Boehme também acredita que os sábios pagãos e os estudiosos modernos penetraram muito mais profundamente na estrutura do mundo do que os antigos hebreus, os patriarcas e os profetas. Devemos nos basear em suas doutrinas e usar suas fórmulas.
A propósito, não era de forma alguma o objetivo do “querido Moisés” dar ao seu povo uma revelação sobre a essência do mundo e sua história (ou poderíamos dizer sua pré-história), uma cosmogonia como a que o próprio Boehme expõe. Essas eram leis que Deus, pela boca de Moisés, desejava dar aos antigos hebreus, de modo que, ao se conformarem com sua conduta, seriam justos e, portanto, salvos. Ele não tinha a intenção de dar a eles uma lição de metafísica, que é absolutamente sem importância do ponto de vista essencial da religião, do ponto de vista do caminho para a salvação.
O que é necessário para ser salvo? Amar a Deus, crer nEle, esforçar-se por Ele, ser justo, fazer o bem, seguir, em suma, a lei natural que Deus escreveu no coração do homem. Não é necessário saber como o mundo foi criado e por quais fases teve de passar antes de chegar ao seu estado atual, assim como não é necessário conhecer as Histórias contidas na Bíblia e nos Evangelhos. Não se precisa saber nada: a salvação não é uma questão de doutrina, mas de vida. Se se vive bem, isso é mais do que suficiente. Não importa se é cristão ou judeu, turco ou pagão! Deus é o Pai celestial, o Pai do mundo e dos homens, de todos os homens. Não é apenas o Deus e Pai dos cristãos. É por isso que não é nada surpreendente que os sábios pagãos tenham recebido um conhecimento profundo. De fato, em comparação com os não cristãos, os cristãos têm apenas uma vantagem, e uma vantagem bastante perigosa: os cristãos conhecem, ou deveriam conhecer, melhor do que os outros, o verdadeiro caminho para a salvação. Na pessoa de Cristo, esse caminho foi traçado para eles; azar o deles se não o seguirem; se forem injustos; se ficarem satisfeitos com a fé histórica; se, em vez de absorverem o espírito da palavra de Cristo, discutirem incessantemente sobre a letra. Não está claro que todos estão errados, uma vez que não podem concordar? Ora, o espírito de Deus é um espírito de amor, não de discórdia. Não vemos, além disso, que não sabem nada sobre Deus ou sobre a natureza, já que não conseguem nem mesmo demonstrar aos turcos, judeus e pagãos que Deus é Trindade, o que, no entanto, é bastante fácil?

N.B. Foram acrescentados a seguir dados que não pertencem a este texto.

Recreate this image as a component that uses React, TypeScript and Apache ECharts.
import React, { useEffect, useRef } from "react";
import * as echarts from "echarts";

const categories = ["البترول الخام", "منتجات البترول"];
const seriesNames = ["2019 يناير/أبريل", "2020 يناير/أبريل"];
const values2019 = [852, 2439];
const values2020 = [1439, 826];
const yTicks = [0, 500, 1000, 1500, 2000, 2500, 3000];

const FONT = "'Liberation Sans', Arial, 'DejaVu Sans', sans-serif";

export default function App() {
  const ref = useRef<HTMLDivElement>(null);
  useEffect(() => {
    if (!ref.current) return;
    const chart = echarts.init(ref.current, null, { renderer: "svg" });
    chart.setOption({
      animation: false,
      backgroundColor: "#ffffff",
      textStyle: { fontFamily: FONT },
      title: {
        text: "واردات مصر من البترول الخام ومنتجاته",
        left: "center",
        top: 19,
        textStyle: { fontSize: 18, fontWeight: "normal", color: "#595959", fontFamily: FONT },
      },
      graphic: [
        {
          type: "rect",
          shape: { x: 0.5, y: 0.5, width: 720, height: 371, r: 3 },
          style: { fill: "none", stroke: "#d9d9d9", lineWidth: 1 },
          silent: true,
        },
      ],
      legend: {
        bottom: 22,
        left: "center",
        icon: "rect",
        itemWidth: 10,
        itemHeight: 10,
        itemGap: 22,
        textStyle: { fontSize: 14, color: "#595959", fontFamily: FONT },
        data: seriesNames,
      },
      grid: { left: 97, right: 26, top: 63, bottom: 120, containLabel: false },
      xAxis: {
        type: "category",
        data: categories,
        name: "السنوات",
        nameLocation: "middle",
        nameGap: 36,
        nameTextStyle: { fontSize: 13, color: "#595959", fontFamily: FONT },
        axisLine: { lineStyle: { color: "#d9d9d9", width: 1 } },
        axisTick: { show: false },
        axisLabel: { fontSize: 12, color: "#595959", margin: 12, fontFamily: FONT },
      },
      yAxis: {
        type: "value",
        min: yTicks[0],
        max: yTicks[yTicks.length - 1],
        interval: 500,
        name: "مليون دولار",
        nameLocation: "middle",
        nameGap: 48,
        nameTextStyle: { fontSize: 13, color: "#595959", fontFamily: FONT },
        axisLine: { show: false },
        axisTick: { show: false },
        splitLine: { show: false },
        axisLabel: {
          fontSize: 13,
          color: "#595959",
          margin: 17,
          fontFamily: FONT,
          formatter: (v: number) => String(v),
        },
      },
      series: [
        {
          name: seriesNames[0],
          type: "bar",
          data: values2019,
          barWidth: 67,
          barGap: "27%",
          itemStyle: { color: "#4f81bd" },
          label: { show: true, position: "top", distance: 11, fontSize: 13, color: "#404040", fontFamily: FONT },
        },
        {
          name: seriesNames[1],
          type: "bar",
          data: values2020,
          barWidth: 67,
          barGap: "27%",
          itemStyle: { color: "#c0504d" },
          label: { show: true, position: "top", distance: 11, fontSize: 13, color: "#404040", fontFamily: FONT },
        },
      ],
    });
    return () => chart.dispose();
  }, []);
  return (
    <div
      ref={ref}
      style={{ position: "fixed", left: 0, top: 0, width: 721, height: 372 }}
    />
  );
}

Portanto, não deixe que apresentem textos contra sua doutrina. Se estiver errado, se estiver equivocado, que isso lhe seja provado, mas por meio de provas sólidas. Então ele mesmo renunciará à sua filosofia. Mas não antes. Que um anjo do céu venha e lhe diga que está errado; se não lhe provar isto, Boehme não acreditará.